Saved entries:

- - -

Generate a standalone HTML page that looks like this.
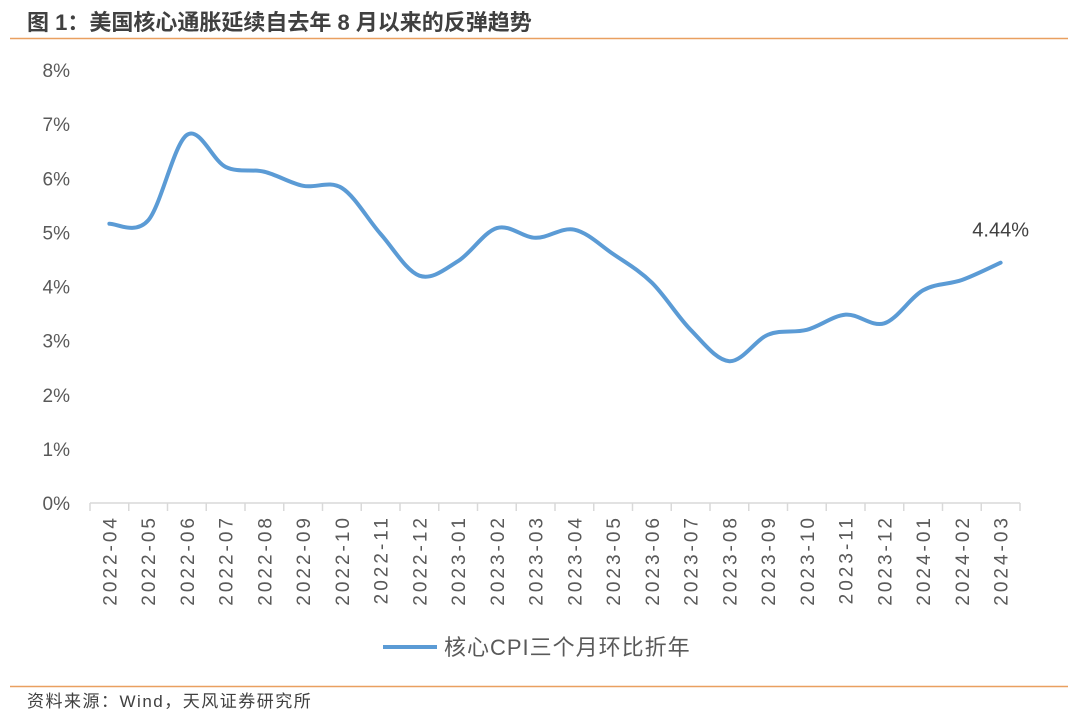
<!DOCTYPE html>
<html><head><meta charset="utf-8"><style>
body{margin:0;background:#fff;width:1080px;height:722px;overflow:hidden;font-family:"Liberation Sans","Noto Sans CJK SC",sans-serif}
</style></head><body>
<svg width="1080" height="722" xmlns="http://www.w3.org/2000/svg">
<text x="27" y="30" font-size="22" font-weight="bold" fill="#404040" font-family="Liberation Sans,Noto Sans CJK SC,sans-serif">图 1：美国核心通胀延续自去年 8 月以来的反弹趋势</text>
<line x1="10" y1="38.5" x2="1068" y2="38.5" stroke="#e9a060" stroke-width="1.5"/>
<g id="yaxis"></g>
<g id="xaxis"></g>
<g id="series"></g>
<g>
<line x1="383" y1="647" x2="437" y2="647" stroke="#5b9bd5" stroke-width="4"/>
<text x="444" y="655" font-size="22" letter-spacing="1" fill="#595959">核心CPI三个月环比折年</text>
</g>
<line x1="10" y1="686.5" x2="1068" y2="686.5" stroke="#e9a060" stroke-width="1.5"/>
<text x="27" y="707" font-size="17" letter-spacing="1.5" fill="#404040">资料来源：Wind，天风证券研究所</text>
</svg>
<script>
const categories=["2022-04","2022-05","2022-06","2022-07","2022-08","2022-09","2022-10","2022-11","2022-12","2023-01","2023-02","2023-03","2023-04","2023-05","2023-06","2023-07","2023-08","2023-09","2023-10","2023-11","2023-12","2024-01","2024-02","2024-03"];
const values=[5.16,5.22,6.80,6.21,6.12,5.86,5.82,4.97,4.20,4.47,5.08,4.90,5.05,4.60,4.07,3.20,2.62,3.11,3.20,3.48,3.32,3.93,4.12,4.44];
const yTicks=[0,1,2,3,4,5,6,7,8];
const lastLabel="4.44%";
const NS="http://www.w3.org/2000/svg";
const x0=90,x1=1020,yBase=503,yTop=70,yMax=8;
const step=(x1-x0)/categories.length;
const xs=i=>x0+step*(i+0.5);
const ys=v=>yBase-(v/yMax)*(yBase-yTop);
function mk(t,a,p){const e=document.createElementNS(NS,t);for(const k in a)e.setAttribute(k,a[k]);p.appendChild(e);return e;}
const ya=document.getElementById('yaxis');
yTicks.forEach(t=>{const e=mk('text',{x:70,y:ys(t)+7,'text-anchor':'end','font-size':19,fill:'#595959'},ya);e.textContent=t+'%';

});
const xa=document.getElementById('xaxis');
const ax=mk('line',{x1:x0,y1:yBase,x2:x1,y2:yBase,stroke:'#d9d9d9','stroke-width':1.5},xa);


for(let i=0;i<=categories.length;i++){const l=mk('line',{x1:x0+step*i,y1:yBase,x2:x0+step*i,y2:yBase+8,stroke:'#d9d9d9','stroke-width':1.5},xa);

}
categories.forEach((c,i)=>{const x=xs(i)+7;const e=mk('text',{x:x,y:515,'text-anchor':'end','font-size':19,'letter-spacing':3,fill:'#595959',transform:`rotate(-90 ${x} 515)`},xa);e.textContent=c;

});
const pts=values.map((v,i)=>[xs(i),ys(v)]);
let d=`M${pts[0][0]},${pts[0][1]}`;
for(let i=0;i<pts.length-1;i++){const p0=pts[Math.max(0,i-1)],p1=pts[i],p2=pts[i+1],p3=pts[Math.min(pts.length-1,i+2)];const k=1/6;
d+=` C${p1[0]+(p2[0]-p0[0])*k},${p1[1]+(p2[1]-p0[1])*k} ${p2[0]-(p3[0]-p1[0])*k},${p2[1]-(p3[1]-p1[1])*k} ${p2[0]},${p2[1]}`;}
const s=document.getElementById('series');
const path=mk('path',{d:d,fill:'none',stroke:'#5b9bd5','stroke-width':4,'stroke-linecap':'round'},s);


const lp=pts[pts.length-1];
const lb=mk('text',{x:lp[0],y:lp[1]-26,'text-anchor':'middle','font-size':20,fill:'#404040'},s);lb.textContent=lastLabel;


</script>
</body></html>
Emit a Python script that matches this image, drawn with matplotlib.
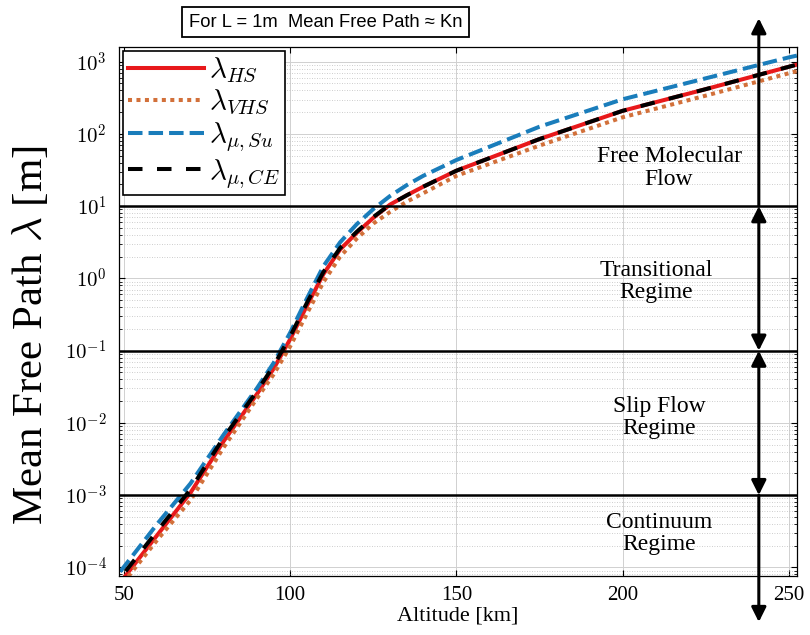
import numpy as np
import matplotlib
matplotlib.use("Agg")
import matplotlib.pyplot as plt

# === DATA ===
altitude = [45, 50, 60, 70, 80, 90, 95, 100, 105, 110, 115, 120, 125, 130, 135, 140, 150, 175, 200, 225, 250, 255]
lam_hs = [3.7e-5, 7.2e-5, 2.8e-4, 1.08e-3, 5.6e-3, 2.51e-2, 5.62e-2, 0.1445, 0.417, 1.15, 2.51, 4.27, 6.9,
          10.5, 14.1, 18.6, 31, 85, 209, 417, 851, 980]
lam_vhs = [3.2e-5, 6.3e-5, 2.4e-4, 8.5e-4, 4.6e-3, 2.19e-2, 4.68e-2, 0.115, 0.324, 0.89, 2.0, 3.55, 5.75,
           8.3, 11.5, 15.1, 26.3, 69, 170, 339, 692, 794]
lam_su = [5.2e-5, 1.02e-4, 4.0e-4, 1.45e-3, 6.9e-3, 3.02e-2, 6.76e-2, 0.178, 0.525, 1.48, 3.16, 5.62, 9.12,
          13.8, 19.5, 26.3, 43.6, 126, 302, 589, 1148, 1290]
lam_ce = [4.3e-5, 8.3e-5, 3.2e-4, 1.2e-3, 6.3e-3, 2.75e-2, 6.17e-2, 0.158, 0.457, 1.23, 2.63, 4.42, 7.08,
          10.5, 14.1, 18.6, 31, 85, 209, 417, 851, 980]

regime_bounds = [10, 0.1, 1e-3]
regime_names = ["Free Molecular\nFlow", "Transitional\nRegime", "Slip Flow\nRegime", "Continuum\nRegime"]
regime_text_x = [214, 210, 211, 211]
regime_text_y = [34, 0.91, 0.0118, 2.95e-4]

# === STYLE ===
plt.rcParams["mathtext.fontset"] = "cm"
plt.rcParams["font.family"] = ["Liberation Serif", "DejaVu Serif"]

fig = plt.figure(figsize=(8.1, 6.35), dpi=100)
ax = fig.add_axes([0.147, 0.093, 0.837, 0.833])

ax.plot(altitude, lam_hs, color="#e8191b", lw=2.9, label=r"$\lambda_{HS}$")
ax.plot(altitude, lam_vhs, color="#d2703a", lw=2.9, ls=(0, (1, 1.1)), label=r"$\lambda_{VHS}$")
ax.plot(altitude, lam_su, color="#1a7dbb", lw=2.9, ls=(0, (3.6, 1.5)), label=r"$\lambda_{\mu,Su}$")
ax.plot(altitude, lam_ce, color="black", lw=2.9, ls=(0, (3.6, 3.6)), label=r"$\lambda_{\mu,CE}$")

for b in regime_bounds:
    ax.axhline(b, color="black", lw=1.8, zorder=3)

ax.set_yscale("log")
ax.set_xlim(48.5, 252.5)
ax.set_ylim(7.6e-5, 1600)
ax.set_xticks([50, 100, 150, 200, 250])
ax.set_yticks([1e-4, 1e-3, 1e-2, 1e-1, 1e0, 1e1, 1e2, 1e3])
ax.set_yticklabels([r"$10^{%d}$" % p for p in range(-4, 4)])
ax.set_xticklabels(["50", "100", "150", "200", "250"])
ax.tick_params(which="both", direction="in", top=True, right=True, labelsize=15)
ax.tick_params(axis="y", pad=9)
ax.tick_params(axis="x", pad=7)
ax.tick_params(which="major", length=4)
ax.tick_params(which="minor", length=2)
ax.grid(True, which="major", color="#d0d0d0", lw=0.7)
ax.grid(True, which="minor", color="#bdbdbd", lw=0.6, ls=(0, (1, 2)))
for s in ax.spines.values():
    s.set_linewidth(0.9)

ax.set_xlabel("Altitude [km]", fontsize=16, labelpad=1)
ax.set_ylabel(r"Mean Free Path $\lambda$ [m]", fontsize=31)
ax.yaxis.set_label_coords(-0.1, 0.455)

# regime arrows
arrow_x = 241
arr = dict(arrowstyle="-|>", color="black", lw=2.2, mutation_scale=22, shrinkA=0, shrinkB=0)
arr2 = dict(arrowstyle="<|-|>", color="black", lw=2.2, mutation_scale=22, shrinkA=0, shrinkB=0)
ax.annotate("", xy=(arrow_x, 4000), xytext=(arrow_x, 10), arrowprops=arr, annotation_clip=False)
ax.annotate("", xy=(arrow_x, 10), xytext=(arrow_x, 0.1), arrowprops=arr2, annotation_clip=False)
ax.annotate("", xy=(arrow_x, 0.1), xytext=(arrow_x, 1e-3), arrowprops=arr2, annotation_clip=False)
ax.annotate("", xy=(arrow_x, 1.75e-5), xytext=(arrow_x, 1e-3), arrowprops=arr, annotation_clip=False)

for name, x, y in zip(regime_names, regime_text_x, regime_text_y):
    ax.text(x, y, name, ha="center", va="center", fontsize=17, linespacing=1.1, zorder=4)

leg = ax.legend(loc="upper left", fontsize=21, frameon=True, fancybox=False, framealpha=1,
                edgecolor="black", handlelength=2.6, borderpad=0.15, labelspacing=0.1,
                handletextpad=0.2, borderaxespad=0.15)
leg.get_frame().set_linewidth(1.2)

fig.text(0.402, 0.965, "For L = 1m  Mean Free Path \u2248 Kn", ha="center", va="center",
         fontsize=13.2, family=["Liberation Sans", "DejaVu Sans"],
         bbox=dict(boxstyle="square,pad=0.35", fc="white", ec="black", lw=1.3))

fig.savefig("out.png", dpi=100)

- - -

-- Given exercise --
For the entries above, state how many lines contain the word "this". Provide the number by itself.

-- Complete response --
2